Rows from a dataset of charts and code

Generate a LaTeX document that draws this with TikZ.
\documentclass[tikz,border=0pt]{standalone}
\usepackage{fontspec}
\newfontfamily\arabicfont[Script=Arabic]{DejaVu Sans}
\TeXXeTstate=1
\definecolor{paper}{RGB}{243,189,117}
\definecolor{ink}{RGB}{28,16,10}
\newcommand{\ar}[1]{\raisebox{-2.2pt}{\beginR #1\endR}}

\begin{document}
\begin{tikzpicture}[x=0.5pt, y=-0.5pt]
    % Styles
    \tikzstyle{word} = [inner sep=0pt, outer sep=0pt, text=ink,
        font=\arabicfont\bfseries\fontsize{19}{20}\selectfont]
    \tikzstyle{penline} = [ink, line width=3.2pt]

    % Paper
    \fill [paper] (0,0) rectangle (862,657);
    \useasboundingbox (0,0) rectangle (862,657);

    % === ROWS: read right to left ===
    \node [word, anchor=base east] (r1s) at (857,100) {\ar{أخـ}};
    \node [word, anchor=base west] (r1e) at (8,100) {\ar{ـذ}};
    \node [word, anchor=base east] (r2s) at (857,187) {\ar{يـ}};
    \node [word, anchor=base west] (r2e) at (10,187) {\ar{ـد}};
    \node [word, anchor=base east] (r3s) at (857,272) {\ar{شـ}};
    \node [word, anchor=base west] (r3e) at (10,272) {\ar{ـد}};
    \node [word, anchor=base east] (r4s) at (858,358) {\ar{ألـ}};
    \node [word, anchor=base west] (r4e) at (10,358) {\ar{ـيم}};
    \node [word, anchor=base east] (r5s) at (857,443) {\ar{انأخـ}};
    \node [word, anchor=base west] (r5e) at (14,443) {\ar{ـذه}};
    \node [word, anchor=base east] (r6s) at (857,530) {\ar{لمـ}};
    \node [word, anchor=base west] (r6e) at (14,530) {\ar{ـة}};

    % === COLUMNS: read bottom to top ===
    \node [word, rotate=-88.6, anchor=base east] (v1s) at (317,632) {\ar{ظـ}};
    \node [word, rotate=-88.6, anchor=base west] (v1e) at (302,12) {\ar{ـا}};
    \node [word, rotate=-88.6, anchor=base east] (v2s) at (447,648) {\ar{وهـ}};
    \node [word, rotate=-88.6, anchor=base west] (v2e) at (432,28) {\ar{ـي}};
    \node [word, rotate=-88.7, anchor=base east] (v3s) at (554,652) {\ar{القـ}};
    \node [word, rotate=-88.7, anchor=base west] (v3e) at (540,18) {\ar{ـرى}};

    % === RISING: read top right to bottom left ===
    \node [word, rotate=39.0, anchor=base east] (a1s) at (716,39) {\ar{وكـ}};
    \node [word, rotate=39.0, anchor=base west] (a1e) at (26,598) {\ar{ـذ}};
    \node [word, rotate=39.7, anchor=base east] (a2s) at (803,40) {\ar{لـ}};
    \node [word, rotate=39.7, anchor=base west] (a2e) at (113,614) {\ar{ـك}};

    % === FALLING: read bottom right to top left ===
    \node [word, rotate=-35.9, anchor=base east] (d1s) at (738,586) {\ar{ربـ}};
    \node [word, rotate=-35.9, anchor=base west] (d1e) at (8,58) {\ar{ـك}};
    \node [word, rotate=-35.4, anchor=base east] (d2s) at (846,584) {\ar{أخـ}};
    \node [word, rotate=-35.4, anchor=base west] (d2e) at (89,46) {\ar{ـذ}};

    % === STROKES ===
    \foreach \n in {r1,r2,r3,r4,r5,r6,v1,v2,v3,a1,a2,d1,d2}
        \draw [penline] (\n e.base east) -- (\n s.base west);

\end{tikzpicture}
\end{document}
--
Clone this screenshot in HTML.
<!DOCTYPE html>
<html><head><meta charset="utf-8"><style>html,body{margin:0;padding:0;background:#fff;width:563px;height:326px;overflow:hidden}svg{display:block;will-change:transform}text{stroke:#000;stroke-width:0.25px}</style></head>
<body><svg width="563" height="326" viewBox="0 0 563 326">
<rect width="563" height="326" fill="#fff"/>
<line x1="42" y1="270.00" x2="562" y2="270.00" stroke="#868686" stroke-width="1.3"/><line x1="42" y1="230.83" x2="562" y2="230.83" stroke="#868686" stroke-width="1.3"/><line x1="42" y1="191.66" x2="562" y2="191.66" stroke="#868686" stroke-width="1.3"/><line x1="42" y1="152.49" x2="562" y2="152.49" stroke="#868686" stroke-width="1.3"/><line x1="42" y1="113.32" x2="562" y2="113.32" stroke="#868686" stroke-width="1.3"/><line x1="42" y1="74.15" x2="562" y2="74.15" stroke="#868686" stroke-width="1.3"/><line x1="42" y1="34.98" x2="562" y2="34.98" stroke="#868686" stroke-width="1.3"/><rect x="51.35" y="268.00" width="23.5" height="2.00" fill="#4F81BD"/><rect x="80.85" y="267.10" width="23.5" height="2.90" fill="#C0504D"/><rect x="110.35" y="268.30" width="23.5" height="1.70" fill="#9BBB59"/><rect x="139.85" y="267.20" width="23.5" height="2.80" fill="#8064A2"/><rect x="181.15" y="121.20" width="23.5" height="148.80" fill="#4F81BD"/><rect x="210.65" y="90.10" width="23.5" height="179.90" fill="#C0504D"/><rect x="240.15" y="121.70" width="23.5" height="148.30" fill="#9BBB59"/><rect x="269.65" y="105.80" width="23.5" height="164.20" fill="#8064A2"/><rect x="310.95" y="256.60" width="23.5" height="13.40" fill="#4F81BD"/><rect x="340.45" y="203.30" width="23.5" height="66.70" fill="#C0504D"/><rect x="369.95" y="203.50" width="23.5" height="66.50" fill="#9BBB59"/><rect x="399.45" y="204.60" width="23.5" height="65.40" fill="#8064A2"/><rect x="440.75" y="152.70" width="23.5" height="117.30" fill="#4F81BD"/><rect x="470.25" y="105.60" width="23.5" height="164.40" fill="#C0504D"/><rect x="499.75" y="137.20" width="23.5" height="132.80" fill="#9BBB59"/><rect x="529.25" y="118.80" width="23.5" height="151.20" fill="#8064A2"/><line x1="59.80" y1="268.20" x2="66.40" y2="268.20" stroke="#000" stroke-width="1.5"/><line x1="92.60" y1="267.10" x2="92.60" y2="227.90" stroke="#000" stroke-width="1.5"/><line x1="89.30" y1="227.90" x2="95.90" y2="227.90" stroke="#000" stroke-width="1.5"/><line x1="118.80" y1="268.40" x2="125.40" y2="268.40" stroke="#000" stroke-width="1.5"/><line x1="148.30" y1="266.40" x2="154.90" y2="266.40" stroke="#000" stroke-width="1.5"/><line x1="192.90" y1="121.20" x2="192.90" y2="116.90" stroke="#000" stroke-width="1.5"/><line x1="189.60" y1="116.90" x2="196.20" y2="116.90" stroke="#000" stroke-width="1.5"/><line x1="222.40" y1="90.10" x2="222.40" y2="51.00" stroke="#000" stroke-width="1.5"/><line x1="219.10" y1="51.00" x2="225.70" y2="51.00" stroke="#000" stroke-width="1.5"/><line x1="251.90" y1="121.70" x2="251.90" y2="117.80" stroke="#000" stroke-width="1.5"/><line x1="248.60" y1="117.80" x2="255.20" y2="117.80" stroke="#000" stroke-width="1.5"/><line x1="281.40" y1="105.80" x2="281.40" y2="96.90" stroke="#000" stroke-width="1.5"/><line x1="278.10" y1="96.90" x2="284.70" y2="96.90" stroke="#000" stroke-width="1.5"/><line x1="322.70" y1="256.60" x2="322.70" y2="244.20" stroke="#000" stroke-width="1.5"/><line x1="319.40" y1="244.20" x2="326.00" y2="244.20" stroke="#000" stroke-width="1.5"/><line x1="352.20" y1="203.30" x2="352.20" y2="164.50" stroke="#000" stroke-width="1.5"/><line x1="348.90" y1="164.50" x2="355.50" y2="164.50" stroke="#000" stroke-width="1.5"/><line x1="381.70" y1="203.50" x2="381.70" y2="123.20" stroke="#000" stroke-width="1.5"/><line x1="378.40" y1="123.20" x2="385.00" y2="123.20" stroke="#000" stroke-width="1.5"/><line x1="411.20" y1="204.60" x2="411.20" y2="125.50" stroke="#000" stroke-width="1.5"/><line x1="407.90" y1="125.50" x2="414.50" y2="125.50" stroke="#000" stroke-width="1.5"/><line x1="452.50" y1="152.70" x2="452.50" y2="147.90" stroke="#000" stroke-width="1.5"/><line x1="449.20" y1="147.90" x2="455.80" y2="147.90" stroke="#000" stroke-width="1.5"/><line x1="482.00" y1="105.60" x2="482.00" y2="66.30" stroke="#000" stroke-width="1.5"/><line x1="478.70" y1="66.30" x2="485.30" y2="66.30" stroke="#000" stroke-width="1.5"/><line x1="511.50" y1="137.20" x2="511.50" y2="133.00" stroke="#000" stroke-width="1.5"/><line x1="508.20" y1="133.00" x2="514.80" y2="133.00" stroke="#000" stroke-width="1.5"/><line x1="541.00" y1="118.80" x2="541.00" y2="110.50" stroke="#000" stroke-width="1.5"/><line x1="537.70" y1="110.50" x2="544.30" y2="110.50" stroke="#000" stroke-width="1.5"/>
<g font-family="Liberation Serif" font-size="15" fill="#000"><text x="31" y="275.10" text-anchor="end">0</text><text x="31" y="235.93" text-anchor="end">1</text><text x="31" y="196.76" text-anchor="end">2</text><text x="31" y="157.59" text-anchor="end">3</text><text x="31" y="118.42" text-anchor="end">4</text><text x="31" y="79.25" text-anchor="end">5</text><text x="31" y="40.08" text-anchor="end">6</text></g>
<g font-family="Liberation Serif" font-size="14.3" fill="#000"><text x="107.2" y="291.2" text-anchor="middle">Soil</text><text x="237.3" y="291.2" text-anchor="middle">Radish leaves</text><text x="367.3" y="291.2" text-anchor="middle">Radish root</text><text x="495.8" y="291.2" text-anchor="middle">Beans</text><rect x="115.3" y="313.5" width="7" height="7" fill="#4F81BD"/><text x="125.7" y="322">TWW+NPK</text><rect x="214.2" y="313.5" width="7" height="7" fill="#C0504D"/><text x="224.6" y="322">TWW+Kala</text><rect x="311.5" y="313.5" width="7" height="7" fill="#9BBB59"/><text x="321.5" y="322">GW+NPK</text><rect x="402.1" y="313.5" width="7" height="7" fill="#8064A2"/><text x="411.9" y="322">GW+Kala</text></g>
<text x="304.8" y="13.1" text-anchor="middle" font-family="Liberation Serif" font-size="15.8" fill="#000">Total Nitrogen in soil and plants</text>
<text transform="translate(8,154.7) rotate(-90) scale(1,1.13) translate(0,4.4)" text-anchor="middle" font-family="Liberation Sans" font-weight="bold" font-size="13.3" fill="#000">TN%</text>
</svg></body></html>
==
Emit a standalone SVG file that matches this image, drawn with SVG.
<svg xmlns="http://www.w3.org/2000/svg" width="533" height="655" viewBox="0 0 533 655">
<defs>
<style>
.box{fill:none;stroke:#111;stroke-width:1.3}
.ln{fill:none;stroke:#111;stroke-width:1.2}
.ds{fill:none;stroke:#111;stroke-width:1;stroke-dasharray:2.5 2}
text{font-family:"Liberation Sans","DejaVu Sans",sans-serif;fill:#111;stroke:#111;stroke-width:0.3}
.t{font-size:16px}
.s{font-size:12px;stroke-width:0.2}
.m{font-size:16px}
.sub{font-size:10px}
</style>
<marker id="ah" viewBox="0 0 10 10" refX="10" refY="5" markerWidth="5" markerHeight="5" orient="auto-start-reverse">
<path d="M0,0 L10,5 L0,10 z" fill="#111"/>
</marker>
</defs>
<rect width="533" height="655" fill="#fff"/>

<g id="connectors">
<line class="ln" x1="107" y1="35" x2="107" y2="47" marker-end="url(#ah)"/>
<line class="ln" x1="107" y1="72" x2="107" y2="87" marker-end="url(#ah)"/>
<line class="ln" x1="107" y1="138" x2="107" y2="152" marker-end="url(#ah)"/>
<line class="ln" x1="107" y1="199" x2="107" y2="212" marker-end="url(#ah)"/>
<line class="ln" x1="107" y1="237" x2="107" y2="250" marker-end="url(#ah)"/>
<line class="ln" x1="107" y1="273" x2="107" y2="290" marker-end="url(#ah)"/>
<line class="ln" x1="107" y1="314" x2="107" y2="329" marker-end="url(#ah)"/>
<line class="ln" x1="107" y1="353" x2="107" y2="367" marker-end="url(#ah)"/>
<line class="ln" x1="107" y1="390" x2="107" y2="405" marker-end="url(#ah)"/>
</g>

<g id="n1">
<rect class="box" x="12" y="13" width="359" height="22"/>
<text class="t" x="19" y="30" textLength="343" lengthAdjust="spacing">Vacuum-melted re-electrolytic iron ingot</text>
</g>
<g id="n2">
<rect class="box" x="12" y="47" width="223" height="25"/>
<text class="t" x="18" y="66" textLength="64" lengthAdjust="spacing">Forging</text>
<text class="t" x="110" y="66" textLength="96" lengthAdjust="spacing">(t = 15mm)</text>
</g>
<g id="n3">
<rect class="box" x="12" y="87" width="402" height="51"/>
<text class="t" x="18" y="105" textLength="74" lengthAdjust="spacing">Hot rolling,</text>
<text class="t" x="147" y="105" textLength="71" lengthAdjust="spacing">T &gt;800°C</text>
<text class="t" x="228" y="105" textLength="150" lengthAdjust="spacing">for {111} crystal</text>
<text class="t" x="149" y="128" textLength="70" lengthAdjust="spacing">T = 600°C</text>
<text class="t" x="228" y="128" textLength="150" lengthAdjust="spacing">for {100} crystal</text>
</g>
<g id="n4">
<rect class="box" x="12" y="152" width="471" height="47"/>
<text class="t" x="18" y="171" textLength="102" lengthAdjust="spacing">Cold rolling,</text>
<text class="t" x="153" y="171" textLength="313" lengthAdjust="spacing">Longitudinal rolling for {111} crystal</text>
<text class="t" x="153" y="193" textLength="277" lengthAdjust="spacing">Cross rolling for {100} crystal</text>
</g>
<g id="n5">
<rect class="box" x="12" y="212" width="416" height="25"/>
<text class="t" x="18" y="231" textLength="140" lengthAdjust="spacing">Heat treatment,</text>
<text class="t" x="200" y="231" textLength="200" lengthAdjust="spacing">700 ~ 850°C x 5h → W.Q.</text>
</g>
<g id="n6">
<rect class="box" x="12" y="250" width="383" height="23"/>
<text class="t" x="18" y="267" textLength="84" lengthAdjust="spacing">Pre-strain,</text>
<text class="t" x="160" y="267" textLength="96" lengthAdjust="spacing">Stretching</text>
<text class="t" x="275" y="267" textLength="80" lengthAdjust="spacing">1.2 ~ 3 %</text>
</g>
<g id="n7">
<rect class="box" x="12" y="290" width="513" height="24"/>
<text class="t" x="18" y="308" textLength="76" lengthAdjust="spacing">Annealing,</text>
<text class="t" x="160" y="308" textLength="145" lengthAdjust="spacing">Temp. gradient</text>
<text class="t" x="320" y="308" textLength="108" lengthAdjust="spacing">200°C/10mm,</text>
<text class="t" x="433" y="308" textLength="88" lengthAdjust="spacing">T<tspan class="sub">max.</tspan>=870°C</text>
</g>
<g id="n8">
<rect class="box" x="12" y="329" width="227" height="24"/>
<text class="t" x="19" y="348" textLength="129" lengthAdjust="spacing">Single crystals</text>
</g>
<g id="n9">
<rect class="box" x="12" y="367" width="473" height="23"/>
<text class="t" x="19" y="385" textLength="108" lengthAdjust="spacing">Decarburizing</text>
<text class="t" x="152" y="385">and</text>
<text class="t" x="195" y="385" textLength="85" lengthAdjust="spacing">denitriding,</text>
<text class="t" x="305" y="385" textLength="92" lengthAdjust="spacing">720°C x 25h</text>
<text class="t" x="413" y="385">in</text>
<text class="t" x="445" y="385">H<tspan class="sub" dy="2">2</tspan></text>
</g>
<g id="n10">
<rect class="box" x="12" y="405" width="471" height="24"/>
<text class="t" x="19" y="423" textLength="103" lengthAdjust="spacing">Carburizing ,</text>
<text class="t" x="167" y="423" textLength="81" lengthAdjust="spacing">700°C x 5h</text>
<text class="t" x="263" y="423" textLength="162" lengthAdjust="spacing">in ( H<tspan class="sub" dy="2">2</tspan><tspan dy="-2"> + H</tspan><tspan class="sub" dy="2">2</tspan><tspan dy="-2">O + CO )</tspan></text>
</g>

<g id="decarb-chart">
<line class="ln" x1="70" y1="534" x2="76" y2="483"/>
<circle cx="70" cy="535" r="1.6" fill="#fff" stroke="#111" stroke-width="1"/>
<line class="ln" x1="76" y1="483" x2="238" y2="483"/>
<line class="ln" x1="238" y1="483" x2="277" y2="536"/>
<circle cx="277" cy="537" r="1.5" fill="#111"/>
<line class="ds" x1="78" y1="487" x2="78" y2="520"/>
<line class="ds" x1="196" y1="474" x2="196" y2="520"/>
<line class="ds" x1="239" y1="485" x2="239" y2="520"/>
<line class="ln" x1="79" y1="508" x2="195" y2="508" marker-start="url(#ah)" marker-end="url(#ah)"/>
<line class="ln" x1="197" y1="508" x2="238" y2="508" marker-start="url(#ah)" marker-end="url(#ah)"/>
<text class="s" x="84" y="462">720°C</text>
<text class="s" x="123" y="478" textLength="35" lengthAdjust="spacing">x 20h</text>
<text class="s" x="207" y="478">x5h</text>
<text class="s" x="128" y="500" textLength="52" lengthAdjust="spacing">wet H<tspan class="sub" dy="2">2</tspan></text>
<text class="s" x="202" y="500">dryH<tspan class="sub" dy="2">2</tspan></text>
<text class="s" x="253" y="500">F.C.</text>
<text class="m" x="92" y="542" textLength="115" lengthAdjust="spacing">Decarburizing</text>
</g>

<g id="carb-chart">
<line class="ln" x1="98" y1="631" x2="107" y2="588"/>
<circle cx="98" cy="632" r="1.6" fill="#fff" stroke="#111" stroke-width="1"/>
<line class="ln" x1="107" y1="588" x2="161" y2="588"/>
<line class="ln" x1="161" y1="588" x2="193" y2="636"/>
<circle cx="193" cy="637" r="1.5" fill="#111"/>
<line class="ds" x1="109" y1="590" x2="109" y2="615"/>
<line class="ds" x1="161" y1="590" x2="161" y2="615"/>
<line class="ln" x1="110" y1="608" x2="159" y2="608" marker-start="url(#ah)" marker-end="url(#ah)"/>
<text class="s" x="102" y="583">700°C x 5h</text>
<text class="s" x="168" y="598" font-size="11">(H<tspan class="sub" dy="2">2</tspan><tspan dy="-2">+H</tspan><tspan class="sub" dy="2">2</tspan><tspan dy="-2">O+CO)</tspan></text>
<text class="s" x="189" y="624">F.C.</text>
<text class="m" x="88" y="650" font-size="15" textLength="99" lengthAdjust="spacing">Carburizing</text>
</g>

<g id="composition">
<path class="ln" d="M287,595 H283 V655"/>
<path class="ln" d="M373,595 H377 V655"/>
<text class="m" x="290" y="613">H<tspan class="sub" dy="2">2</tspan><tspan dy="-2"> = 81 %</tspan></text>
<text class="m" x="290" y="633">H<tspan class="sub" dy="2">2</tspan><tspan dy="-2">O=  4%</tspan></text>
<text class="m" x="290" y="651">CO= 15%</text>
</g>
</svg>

**Problem description:**
Transcribe the lines above from the one with "Generate a LaTeX" through the one with "rotate=-88.7, anchor=base west]". Include both ends and leave out every other line.

**Completed exercise:**
Generate a LaTeX document that draws this with TikZ.
\documentclass[tikz,border=0pt]{standalone}
\usepackage{fontspec}
\newfontfamily\arabicfont[Script=Arabic]{DejaVu Sans}
\TeXXeTstate=1
\definecolor{paper}{RGB}{243,189,117}
\definecolor{ink}{RGB}{28,16,10}
\newcommand{\ar}[1]{\raisebox{-2.2pt}{\beginR #1\endR}}

\begin{document}
\begin{tikzpicture}[x=0.5pt, y=-0.5pt]
    % Styles
    \tikzstyle{word} = [inner sep=0pt, outer sep=0pt, text=ink,
        font=\arabicfont\bfseries\fontsize{19}{20}\selectfont]
    \tikzstyle{penline} = [ink, line width=3.2pt]

    % Paper
    \fill [paper] (0,0) rectangle (862,657);
    \useasboundingbox (0,0) rectangle (862,657);

    % === ROWS: read right to left ===
    \node [word, anchor=base east] (r1s) at (857,100) {\ar{أخـ}};
    \node [word, anchor=base west] (r1e) at (8,100) {\ar{ـذ}};
    \node [word, anchor=base east] (r2s) at (857,187) {\ar{يـ}};
    \node [word, anchor=base west] (r2e) at (10,187) {\ar{ـد}};
    \node [word, anchor=base east] (r3s) at (857,272) {\ar{شـ}};
    \node [word, anchor=base west] (r3e) at (10,272) {\ar{ـد}};
    \node [word, anchor=base east] (r4s) at (858,358) {\ar{ألـ}};
    \node [word, anchor=base west] (r4e) at (10,358) {\ar{ـيم}};
    \node [word, anchor=base east] (r5s) at (857,443) {\ar{انأخـ}};
    \node [word, anchor=base west] (r5e) at (14,443) {\ar{ـذه}};
    \node [word, anchor=base east] (r6s) at (857,530) {\ar{لمـ}};
    \node [word, anchor=base west] (r6e) at (14,530) {\ar{ـة}};

    % === COLUMNS: read bottom to top ===
    \node [word, rotate=-88.6, anchor=base east] (v1s) at (317,632) {\ar{ظـ}};
    \node [word, rotate=-88.6, anchor=base west] (v1e) at (302,12) {\ar{ـا}};
    \node [word, rotate=-88.6, anchor=base east] (v2s) at (447,648) {\ar{وهـ}};
    \node [word, rotate=-88.6, anchor=base west] (v2e) at (432,28) {\ar{ـي}};
    \node [word, rotate=-88.7, anchor=base east] (v3s) at (554,652) {\ar{القـ}};
    \node [word, rotate=-88.7, anchor=base west] (v3e) at (540,18) {\ar{ـرى}};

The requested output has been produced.